Inquieta, por decir lo menos, que tras los episodios de violencia y arbitrariedad ocurridos en las marchas recientes no se haya planteado, de parte del Gobierno, siquiera la posibilidad de poner en cuestión la existencia del Escuadrón Móvil Antidisturbios - Esmad.
Surgido hace 20 años como una medida coyuntural para el tratamiento preventivo del terrorismo y de la delincuencia en las protestas sociales, perpetuado en tiempo del gobierno de la llamada Seguridad Democrática, este cuerpo policial no ha dejado de ganar protagonismo y su presupuesto no ha hecho sino incrementarse con los años (el presupuesto actual es más alto que el de todo Colciencias).
Pertenece el Esmad a ese grupo de instituciones cuyos fines son imprecisos. Las marchas más recientes han dejado ver un incremento de civismo por parte de los manifestantes, si bien quedan aún algunas personas que apelan a embozarse el rostro y a infiltrar la protesta. Se ha observado también que cuando a las marchas y a las protestas no asiste el Esmad no hay, curiosamente, disturbios. Se ve uno tentado entonces a utilizar el recurso retórico del expresidente y senador, pero preguntando esta vez a la contraparte: si sólo hay disturbios cuando aparece el escuadrón antidisturbios, ¿qué supone uno?
Y vale la pregunta porque el domingo pasado se dio una de las marchas más multitudinarias que recuerde Bogotá: Un canto por Colombia. Se constituyó, sin duda, en un hito de las protestas que arrancaron con el paro del 21 de noviembre, por el número de asistentes y porque la jornada terminó sin la asistencia del Esmad y sin ningún tipo de violencia.
La noche del 21, dicho sea de paso, tras algunos incidentes que en horas de la tarde empañaron las marchas tranquilas de toda la jornada, se organizó un cacerolazo espontáneo y pacífico que atravesó toda la ciudad.

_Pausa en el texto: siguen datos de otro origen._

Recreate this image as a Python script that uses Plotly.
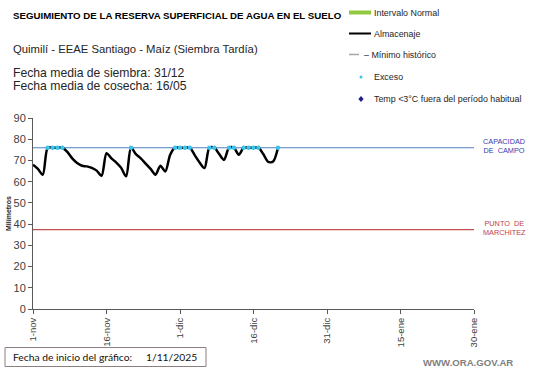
import pandas as pd
import plotly.graph_objects as go

# ---------------- data ----------------
FECHA_INICIO = "2025-11-01"
ALMACENAJE = [68, 66, 63.3, 76, 76, 76, 76, 74, 71, 68.8,
              67.5, 67.2, 66.5, 65.2, 62.8, 73.4, 71, 69, 66.5, 62.5,
              76, 73, 71, 68.5, 66, 63.3, 67.5, 64.8, 72.7, 76,
              76, 76, 76, 72.5, 69, 66.4, 76, 76, 73, 70.3,
              76, 76, 72.7, 76, 76, 76, 76, 73, 69.3, 69.5,
              76]
EXCESO = [None, None, None, 76, 76, 76, 76, None, None, None,
          None, None, None, None, None, None, None, None, None, None,
          76, None, None, None, None, None, None, None, None, 76,
          76, 76, 76, None, None, None, 76, 76, None, None,
          76, 76, None, 76, 76, 76, 76, None, None, None,
          76]
CAPACIDAD_CAMPO = 76
PUNTO_MARCHITEZ = 37.4
TICK_FECHAS = ["2025-11-01", "2025-11-16", "2025-12-01", "2025-12-16",
               "2025-12-31", "2026-01-15", "2026-01-30"]
TICK_TEXTOS = ["1-nov", "16-nov", "1-dic", "16-dic", "31-dic", "15-ene", "30-ene"]
Y_TICKS = [0, 10, 20, 30, 40, 50, 60, 70, 80, 90]

fechas = pd.date_range(FECHA_INICIO, periods=len(ALMACENAJE), freq="D")

# ---------------- layout helpers ----------------
W, H = 541, 368
L, R, T, B = 33, 474, 118, 309


def px(x):
    return (x - L) / (R - L)


def py(y):
    return (B - y) / (B - T)


FONT = "Liberation Sans, Arial, sans-serif"

fig = go.Figure()

fig.add_trace(go.Scatter(
    x=fechas, y=ALMACENAJE, mode="lines",
    line=dict(color="black", width=2.5, shape="spline", smoothing=0.8),
    hoverinfo="x+y", showlegend=False))

fig.add_trace(go.Scatter(
    x=fechas, y=EXCESO, mode="markers",
    marker=dict(color="#3CC4EC", size=4.5, symbol="circle"),
    showlegend=False))

shapes = []
shapes.append(dict(type="line", xref="x", yref="y",
                   x0=TICK_FECHAS[0], x1=TICK_FECHAS[-1],
                   y0=CAPACIDAD_CAMPO, y1=CAPACIDAD_CAMPO,
                   line=dict(color="#4F81BD", width=1.1), layer="below"))
shapes.append(dict(type="line", xref="x", yref="y",
                   x0=TICK_FECHAS[0], x1=TICK_FECHAS[-1],
                   y0=PUNTO_MARCHITEZ, y1=PUNTO_MARCHITEZ,
                   line=dict(color="#C0504D", width=1.1), layer="below"))

# legend symbols (manual)
shapes.append(dict(type="rect", xref="paper", yref="paper",
                   x0=px(349), x1=px(371), y0=py(14.5), y1=py(10.5),
                   fillcolor="#92C83E", line=dict(width=0)))
shapes.append(dict(type="line", xref="paper", yref="paper",
                   x0=px(349), x1=px(371), y0=py(33.5), y1=py(33.5),
                   line=dict(color="black", width=2)))
shapes.append(dict(type="line", xref="paper", yref="paper",
                   x0=px(349), x1=px(359), y0=py(54.5), y1=py(54.5),
                   line=dict(color="#A6A6A6", width=1.5)))
shapes.append(dict(type="circle", xref="paper", yref="paper",
                   x0=px(359.5), x1=px(362.5), y0=py(78.5), y1=py(75.5),
                   fillcolor="#3CC4EC", line=dict(width=0)))
cx, cy = 361, 99
shapes.append(dict(type="path", xref="paper", yref="paper",
                   path=f"M {px(cx)} {py(cy-3)} L {px(cx+2.6)} {py(cy)} L {px(cx)} {py(cy+3)} L {px(cx-2.6)} {py(cy)} Z",
                   fillcolor="#1F1F8F", line=dict(width=0)))
# bottom info box
shapes.append(dict(type="rect", xref="paper", yref="paper",
                   x0=px(5), x1=px(206), y0=py(366.5), y1=py(347.5),
                   line=dict(color="#8C7F80", width=1), fillcolor="white", layer="below"))

annotations = []


def txt(x, y, text, size, color="#262626", anchor="left", bold=False, family=FONT, angle=0):
    if bold:
        text = f"<b>{text}</b>"
    annotations.append(dict(xref="paper", yref="paper", x=px(x), y=py(y),
                            text=text, showarrow=False, xanchor=anchor,
                            yanchor="middle", textangle=angle,
                            font=dict(family=family, size=size, color=color)))


txt(11, 15, "SEGUIMIENTO DE LA RESERVA SUPERFICIAL DE AGUA EN EL SUELO", 9.7, "black", bold=True)
txt(11, 49, "Quimilí - EEAE Santiago - Maíz (Siembra Tardía)", 11.3)
txt(11, 73.5, "Fecha media de siembra: 31/12", 12.2)
txt(11, 86, "Fecha media de cosecha: 16/05", 12.2)

txt(372, 12.5, "Intervalo Normal", 8.9)
txt(372, 34, "Almacenaje", 8.9)
txt(362, 55, "– Mínimo histórico", 8.9)
txt(372, 77, "Exceso", 8.9)
txt(372, 99, "Temp <3°C fuera del período habitual", 8.9)

txt(481, 146, "CAPACIDAD<br>DE  CAMPO", 7.3, "#3A3AB0")
txt(481, 228, "PUNTO  DE<br>MARCHITEZ", 7.3, "#C0404A")

txt(8, 214, "Milímetros", 7, "#262626", anchor="center", bold=True, angle=-90)

txt(11, 357, "Fecha de inicio del gráfico:", 10.3, "#111111", family="Lato, Carlito, sans-serif")
txt(144, 357, "1/11/2025", 10.3, "#111111", family="Lato, Carlito, sans-serif")

txt(468, 362, "WWW.ORA.GOV.AR", 9.6, "#7F7F7F", anchor="center", bold=True)

fig.update_layout(
    width=W, height=H,
    margin=dict(l=L, r=W - R, t=T, b=H - B, pad=0),
    paper_bgcolor="white", plot_bgcolor="white",
    showlegend=False,
    shapes=shapes, annotations=annotations,
    font=dict(family=FONT, size=11, color="#404040"),
)
fig.update_xaxes(
    range=[TICK_FECHAS[0], TICK_FECHAS[-1]],
    tickvals=TICK_FECHAS, ticktext=TICK_TEXTOS, tickangle=-90,
    showgrid=False, zeroline=False, showline=True, linecolor="#595959", linewidth=1,
    ticks="outside", ticklen=4, tickcolor="#595959",
    tickfont=dict(family=FONT, size=9.5, color="#404040"),
)
fig.update_yaxes(
    range=[0, 90], tickvals=Y_TICKS,
    showgrid=False, zeroline=False, showline=True, linecolor="#595959", linewidth=1,
    ticks="outside", ticklen=4, tickcolor="#595959",
    tickfont=dict(family=FONT, size=11, color="#404040"),
)

fig.write_html("out.html", config={"displayModeBar": False},
               post_script="document.body.style.margin='0';document.body.style.padding='0';")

El sábado siguiente se convocó a otra marcha pacífica. Acudió el Esmad a la Plaza de Bolívar a sacar a unos ciudadanos que, también de manera pacífica, se habían congregado con cacerolas y con cucharas de palo. Minutos después, cerca de la plaza, ocurrió la muerte de Dilan Cruz. Los videos de los manifestantes y los análisis de algunos medios salieron a desmontar todas las falsedades y las imprecisiones de la versión oficial: ni estaba armado, ni se agachó, ni tenía cubierta la cara. Tampoco apuntaron al suelo. Todo parece indicar, pues, que no fue un error ni un acto de preservación del orden público; fue un asesinato.
La manera en que se ha desarrollado este paro nacional ha desmontado la falacia de las democracias protegidas y ha desnudado su repulsión hacia la protesta social y hacia toda forma de disidencia. ¿Cuántas más de estas muertes que hubieran podido evitarse se necesitan para que el Gobierno se plantee la posibilidad de reformar y hasta de acabar el Esmad? ¿Cuántas más para que el Estado entienda su papel en una discusión política que despierta del letargo de la seguridad y de sus fantasmas?